The program includes the code to create an embedding.

You will need to add the code to query Neo4j using the embedding.

First, import the LangChain Neo4jGraph class and create an object which will connect to the Neo4j sandbox:

python
from langchain_neo4j import Neo4jGraph

graph = Neo4jGraph(
    url=os.getenv('NEO4J_URI'),
    username=os.getenv('NEO4J_USERNAME'),
    password=os.getenv('NEO4J_PASSWORD')
)

The Neo4jGraph class provides a simple mechanism with LangChain to interact with Neo4j.
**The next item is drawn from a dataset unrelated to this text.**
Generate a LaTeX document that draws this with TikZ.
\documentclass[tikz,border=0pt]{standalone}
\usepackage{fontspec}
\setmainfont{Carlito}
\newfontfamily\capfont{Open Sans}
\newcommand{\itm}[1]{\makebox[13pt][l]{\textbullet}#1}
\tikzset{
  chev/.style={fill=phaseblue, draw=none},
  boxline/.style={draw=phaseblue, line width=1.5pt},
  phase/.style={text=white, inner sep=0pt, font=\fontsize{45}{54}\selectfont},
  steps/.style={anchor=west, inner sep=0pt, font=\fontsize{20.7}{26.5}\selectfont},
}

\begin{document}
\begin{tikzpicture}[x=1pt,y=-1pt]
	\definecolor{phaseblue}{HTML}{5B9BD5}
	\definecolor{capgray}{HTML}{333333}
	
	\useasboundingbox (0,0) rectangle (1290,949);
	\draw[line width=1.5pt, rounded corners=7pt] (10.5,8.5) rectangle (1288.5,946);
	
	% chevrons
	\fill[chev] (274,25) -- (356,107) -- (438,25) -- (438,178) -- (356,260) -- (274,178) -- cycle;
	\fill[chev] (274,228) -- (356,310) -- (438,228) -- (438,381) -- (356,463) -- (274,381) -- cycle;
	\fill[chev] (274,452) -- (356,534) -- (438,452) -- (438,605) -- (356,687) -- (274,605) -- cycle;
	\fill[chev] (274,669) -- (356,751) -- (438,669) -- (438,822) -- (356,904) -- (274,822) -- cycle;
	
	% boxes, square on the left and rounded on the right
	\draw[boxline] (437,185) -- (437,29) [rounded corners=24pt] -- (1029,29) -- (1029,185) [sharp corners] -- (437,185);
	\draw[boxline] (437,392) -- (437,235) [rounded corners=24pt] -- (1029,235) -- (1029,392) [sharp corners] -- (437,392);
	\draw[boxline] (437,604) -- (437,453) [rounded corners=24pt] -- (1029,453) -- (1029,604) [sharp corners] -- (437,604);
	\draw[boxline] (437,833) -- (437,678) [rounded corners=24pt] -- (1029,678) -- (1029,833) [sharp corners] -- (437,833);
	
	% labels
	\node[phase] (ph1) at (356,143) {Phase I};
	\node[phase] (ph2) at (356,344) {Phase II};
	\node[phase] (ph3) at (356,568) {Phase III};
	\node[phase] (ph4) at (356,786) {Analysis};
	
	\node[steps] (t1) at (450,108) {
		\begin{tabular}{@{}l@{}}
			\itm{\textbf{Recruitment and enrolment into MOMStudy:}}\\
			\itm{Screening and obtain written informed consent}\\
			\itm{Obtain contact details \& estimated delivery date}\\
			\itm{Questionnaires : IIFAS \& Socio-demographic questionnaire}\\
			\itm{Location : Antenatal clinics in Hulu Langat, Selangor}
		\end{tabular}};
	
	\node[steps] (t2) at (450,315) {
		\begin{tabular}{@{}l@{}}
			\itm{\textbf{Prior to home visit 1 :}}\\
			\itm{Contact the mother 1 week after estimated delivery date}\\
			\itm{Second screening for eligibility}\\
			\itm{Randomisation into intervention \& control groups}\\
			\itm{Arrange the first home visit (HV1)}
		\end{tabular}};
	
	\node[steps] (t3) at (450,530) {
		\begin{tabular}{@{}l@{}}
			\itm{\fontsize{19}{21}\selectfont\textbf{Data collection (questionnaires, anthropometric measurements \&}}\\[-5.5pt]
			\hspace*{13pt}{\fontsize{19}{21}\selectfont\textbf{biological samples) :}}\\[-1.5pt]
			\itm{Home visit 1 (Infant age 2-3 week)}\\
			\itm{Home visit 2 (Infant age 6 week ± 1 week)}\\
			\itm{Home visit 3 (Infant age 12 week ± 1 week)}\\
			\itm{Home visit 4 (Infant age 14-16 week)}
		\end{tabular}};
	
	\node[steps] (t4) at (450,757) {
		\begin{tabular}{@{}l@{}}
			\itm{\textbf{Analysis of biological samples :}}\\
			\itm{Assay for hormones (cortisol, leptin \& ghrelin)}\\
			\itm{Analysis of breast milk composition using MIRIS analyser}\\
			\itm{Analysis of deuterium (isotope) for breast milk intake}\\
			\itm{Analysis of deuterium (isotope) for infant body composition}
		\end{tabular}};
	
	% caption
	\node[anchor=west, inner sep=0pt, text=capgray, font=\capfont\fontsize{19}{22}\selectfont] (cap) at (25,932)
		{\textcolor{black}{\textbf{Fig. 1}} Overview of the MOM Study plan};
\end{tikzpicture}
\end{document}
It is not a full-featured Neo4j client.

Use the query method to run the Cypher to query the chunkVector index using the embedding:

python
result = graph.query("""
CALL db.index.vector.queryNodes('chunkVector', 6, $embedding)
YIELD node, score
RETURN node.text, score
""", {"embedding": embedding})

The embedding is passed to the query method as a key/value pair in a dictionary.

Finally, iterate through the result and print the node.text and score values.

python
for row in result:
    print(row['node.text'], row['score'])
Click to view the complete code
import os
from dotenv import load_dotenv
load_dotenv()

from openai import OpenAI

from langchain_neo4j import Neo4jGraph

llm = OpenAI(api_key=os.getenv('OPENAI_API_KEY'))
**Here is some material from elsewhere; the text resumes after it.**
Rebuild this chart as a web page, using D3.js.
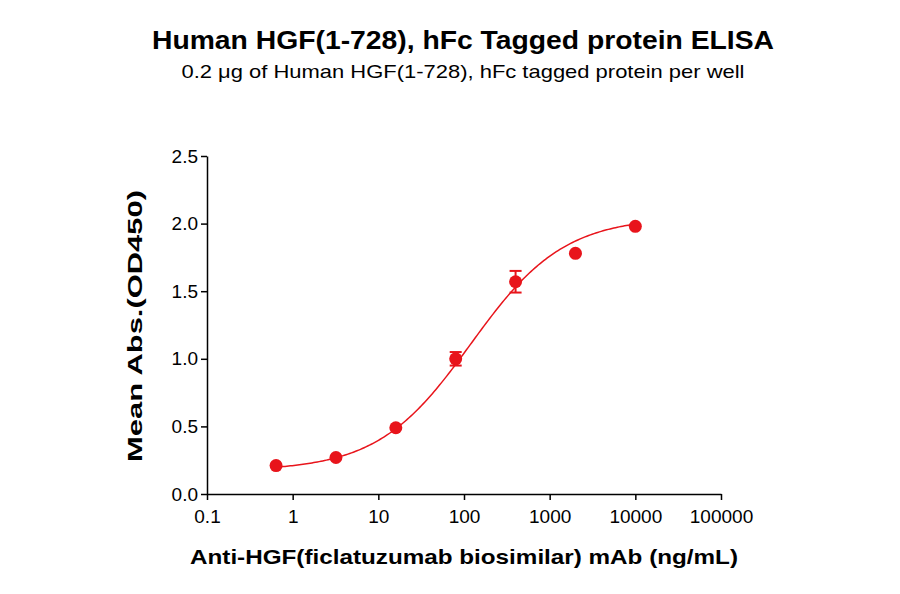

response = llm.embeddings.create(
        input="What does Hallucination mean?",
        model="text-embedding-ada-002"
    )

embedding = response.data[0].embedding

graph = Neo4jGraph(
    url=os.getenv('NEO4J_URI'),
    username=os.getenv('NEO4J_USERNAME'),
    password=os.getenv('NEO4J_PASSWORD')
)

result = graph.query("""
CALL db.index.vector.queryNodes('chunkVector', 6, $embedding)
YIELD node, score
RETURN node.text, score
""", {"embedding": embedding})

for row in result:
    print(row['node.text'], row['score'])

When running the program, you should see the chunk text printed followed by the score.

Try modifying the input text and see how the results change.

When you have successfully queried Neo4j using the embedding, you can move on to the next lesson.

Lesson Summary

In this lesson, you used the OpenAI API to create an embedding and queried Neo4j using Python.

In the next lesson, you will create a graph of the course content.